++++ Available data ++++

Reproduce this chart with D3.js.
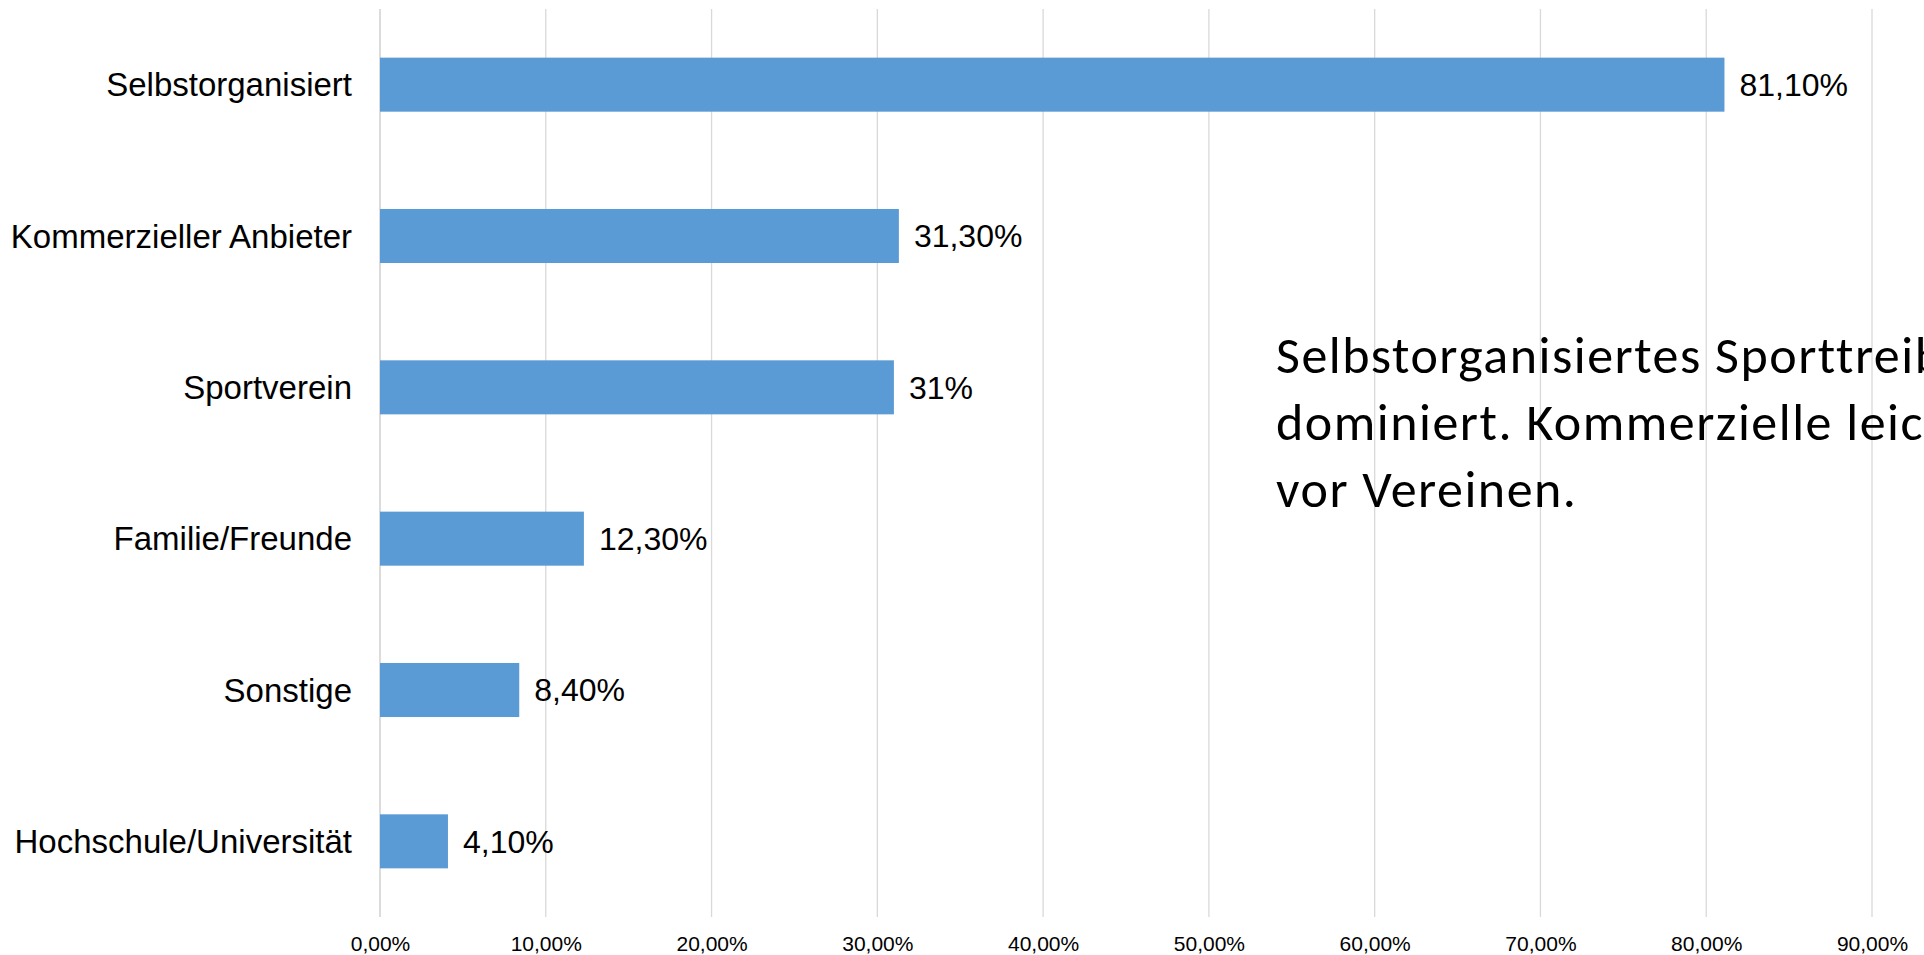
<!DOCTYPE html>
<html>
<head>
<meta charset="utf-8">
<script src="https://cdn.jsdelivr.net/npm/d3@7"></script>
<style>
  html, body { margin: 0; padding: 0; background: #fff; overflow: hidden; }
  svg { display: block; }
</style>
</head>
<body>
<svg id="chart" width="1924" height="955"></svg>
<script>
const categories = ["Selbstorganisiert", "Kommerzieller Anbieter", "Sportverein", "Familie/Freunde", "Sonstige", "Hochschule/Universität"];
const values = [81.1, 31.3, 31, 12.3, 8.4, 4.1];
const valueLabels = ["81,10%", "31,30%", "31%", "12,30%", "8,40%", "4,10%"];
const tickValues = [0, 10, 20, 30, 40, 50, 60, 70, 80, 90];
const tickLabels = ["0,00%", "10,00%", "20,00%", "30,00%", "40,00%", "50,00%", "60,00%", "70,00%", "80,00%", "90,00%"];
const annotationLines = ["Selbstorganisiertes Sporttreiben", "dominiert. Kommerzielle leicht", "vor Vereinen."];

const svg = d3.select("#chart");
const plot = { left: 380, right: 1872, top: 9, bottom: 917 };

const x = d3.scaleLinear().domain([0, 90]).range([plot.left, plot.right]);
const y = d3.scaleBand().domain(categories).range([plot.top, plot.bottom])
  .paddingInner(0.643).paddingOuter(0.3215);

// gridlines
svg.append("g").selectAll("line").data(tickValues).join("line")
  .attr("x1", d => x(d)).attr("x2", d => x(d))
  .attr("y1", plot.top).attr("y2", plot.bottom)
  .attr("stroke", "#d9d9d9").attr("stroke-width", d => d === 0 ? 1.8 : 1.3);

// x axis tick labels
const xAxis = d3.axisBottom(x).tickValues(tickValues)
  .tickFormat((d, i) => tickLabels[i]).tickSize(0).tickPadding(0);
const gx = svg.append("g").attr("transform", `translate(0, 935)`).call(xAxis);
gx.select(".domain").remove();
gx.selectAll("text")
  .attr("y", 16).attr("dy", 0)
  .attr("font-family", "'Liberation Sans', Arial, sans-serif")
  .attr("font-size", 21).attr("fill", "#000");

// y axis category labels
const yAxis = d3.axisLeft(y).tickSize(0).tickPadding(28);
const gy = svg.append("g").attr("transform", `translate(${plot.left}, 0)`).call(yAxis);
gy.select(".domain").remove();
gy.selectAll("text")
  .attr("font-family", "'Liberation Sans', Arial, sans-serif")
  .attr("font-size", 33).attr("fill", "#000").attr("dy", "0.35em");

// bars
svg.append("g").selectAll("rect").data(categories).join("rect")
  .attr("x", x(0))
  .attr("y", d => y(d))
  .attr("width", (d, i) => x(values[i]) - x(0))
  .attr("height", y.bandwidth())
  .attr("fill", "#5b9bd5");

// value labels
svg.append("g").selectAll("text").data(categories).join("text")
  .attr("x", (d, i) => x(values[i]) + 15)
  .attr("y", d => y(d) + y.bandwidth() / 2)
  .attr("dy", "0.35em")
  .attr("font-family", "'Liberation Sans', Arial, sans-serif")
  .attr("font-size", 32).attr("fill", "#000")
  .text((d, i) => valueLabels[i]);

// annotation (clipped at the right edge, as in the reference)
svg.append("text")
  .attr("font-family", "Carlito, Calibri, Lato, sans-serif")
  .attr("font-size", 52).attr("letter-spacing", 1.5).attr("fill", "#000")
  .selectAll("tspan").data(annotationLines).join("tspan")
  .attr("x", 1276)
  .attr("y", (d, i) => 373 + i * 67)
  .text(d => d);
</script>
</body>
</html>
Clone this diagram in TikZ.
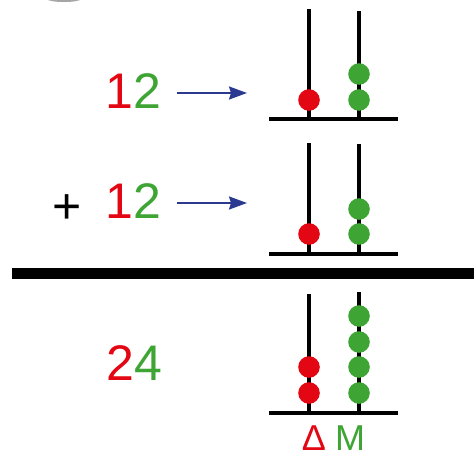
\documentclass[tikz,border=0pt]{standalone}
\usepackage{fontspec}
\setmainfont{Liberation Sans}
\usetikzlibrary{arrows.meta}
\definecolor{cred}{RGB}{227,6,19}
\definecolor{cgreen}{RGB}{62,165,53}
\definecolor{cnavy}{RGB}{43,57,144}
\begin{document}
\begin{tikzpicture}[x=1pt,y=-1pt,
  bead/.style={circle, minimum size=21.6pt, inner sep=0pt, draw=none},
  redbead/.style={bead, fill=cred},
  greenbead/.style={bead, fill=cgreen},
  rod/.style={line width=3.6pt, black},
  barline/.style={line width=4pt, black},
  num/.style={font=\fontsize{50}{60}\selectfont, inner sep=0pt, anchor=base west},
  lbl/.style={font=\fontsize{36}{42}\selectfont, inner sep=0pt, anchor=base},
  arr/.style={cnavy, line width=2pt, -{Stealth[length=18pt,width=13pt,inset=2pt]}}]
\useasboundingbox (0,0) rectangle (474,455);
% smudge at top
\fill[gray!70] (64,-1) ellipse [x radius=17, y radius=3];

% ---------- row 1 ----------
\node[num] (n1) at (105,108) {\textcolor{cred}{1}\textcolor{cgreen}{2}};
\coordinate (a1s) at (177,93);
\coordinate (a1e) at (247,93);
\draw[arr] (a1s) -- (a1e);
\coordinate (r1lt) at (309,9);   \coordinate (r1lb) at (309,119);
\coordinate (r1rt) at (359,11);  \coordinate (r1rb) at (359,119);
\coordinate (b1w) at (269,119);  \coordinate (b1e) at (398,119);
\draw[rod] (r1lt) -- (r1lb);
\draw[rod] (r1rt) -- (r1rb);
\draw[barline] (b1w) -- (b1e);
\node[redbead] (k1a) at (309,100) {};
\node[greenbead] (g1a) at (359,100) {};
\node[greenbead] (g1b) at (359,74) {};

% ---------- row 2 ----------
\node[font=\fontsize{50}{60}\selectfont, inner sep=0pt, anchor=base] (plus) at (67,223) {+};
\node[num] (n2) at (105,218) {\textcolor{cred}{1}\textcolor{cgreen}{2}};
\coordinate (a2s) at (177,203);
\coordinate (a2e) at (247,203);
\draw[arr] (a2s) -- (a2e);
\coordinate (r2lt) at (309,143);  \coordinate (r2lb) at (309,254);
\coordinate (r2rt) at (359,144);  \coordinate (r2rb) at (359,254);
\coordinate (b2w) at (269,254);   \coordinate (b2e) at (398,254);
\draw[rod] (r2lt) -- (r2lb);
\draw[rod] (r2rt) -- (r2rb);
\draw[barline] (b2w) -- (b2e);
\node[redbead] (k2a) at (309,234) {};
\node[greenbead] (g2a) at (359,234) {};
\node[greenbead] (g2b) at (359,209) {};

% ---------- thick bar ----------
\coordinate (sw) at (12,273.5);
\coordinate (se) at (474,273.5);
\draw[line width=11pt] (sw) -- (se);

% ---------- row 3 ----------
\node[num] (n3) at (106,380) {\textcolor{cred}{2}\textcolor{cgreen}{4}};
\coordinate (r3lt) at (309,294);  \coordinate (r3lb) at (309,413);
\coordinate (r3rt) at (359,292);  \coordinate (r3rb) at (359,413);
\coordinate (b3w) at (269,413);   \coordinate (b3e) at (398,413);
\draw[rod] (r3lt) -- (r3lb);
\draw[rod] (r3rt) -- (r3rb);
\draw[barline] (b3w) -- (b3e);
\node[redbead] (k3a) at (309,393) {};
\node[redbead] (k3b) at (309,367) {};
\node[greenbead] (g3a) at (359,393) {};
\node[greenbead] (g3b) at (359,367) {};
\node[greenbead] (g3c) at (359,342) {};
\node[greenbead] (g3d) at (359,316) {};

% labels
\node[lbl, text=cred] (delta) at (314,450) {Δ};
\node[lbl, text=cgreen] (mlab) at (350,450) {M};
\end{tikzpicture}
\end{document}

++++

* Exercise details *
Print, exactly as written, the lines above from the first one to the one containing "0 ? 1.8 : 1.3);". Leave out pictures.

* Completed exercise *
Reproduce this chart with D3.js.
<!DOCTYPE html>
<html>
<head>
<meta charset="utf-8">
<script src="https://cdn.jsdelivr.net/npm/d3@7"></script>
<style>
  html, body { margin: 0; padding: 0; background: #fff; overflow: hidden; }
  svg { display: block; }
</style>
</head>
<body>
<svg id="chart" width="1924" height="955"></svg>
<script>
const categories = ["Selbstorganisiert", "Kommerzieller Anbieter", "Sportverein", "Familie/Freunde", "Sonstige", "Hochschule/Universität"];
const values = [81.1, 31.3, 31, 12.3, 8.4, 4.1];
const valueLabels = ["81,10%", "31,30%", "31%", "12,30%", "8,40%", "4,10%"];
const tickValues = [0, 10, 20, 30, 40, 50, 60, 70, 80, 90];
const tickLabels = ["0,00%", "10,00%", "20,00%", "30,00%", "40,00%", "50,00%", "60,00%", "70,00%", "80,00%", "90,00%"];
const annotationLines = ["Selbstorganisiertes Sporttreiben", "dominiert. Kommerzielle leicht", "vor Vereinen."];

const svg = d3.select("#chart");
const plot = { left: 380, right: 1872, top: 9, bottom: 917 };

const x = d3.scaleLinear().domain([0, 90]).range([plot.left, plot.right]);
const y = d3.scaleBand().domain(categories).range([plot.top, plot.bottom])
  .paddingInner(0.643).paddingOuter(0.3215);

// gridlines
svg.append("g").selectAll("line").data(tickValues).join("line")
  .attr("x1", d => x(d)).attr("x2", d => x(d))
  .attr("y1", plot.top).attr("y2", plot.bottom)
  .attr("stroke", "#d9d9d9").attr("stroke-width", d => d === 0 ? 1.8 : 1.3);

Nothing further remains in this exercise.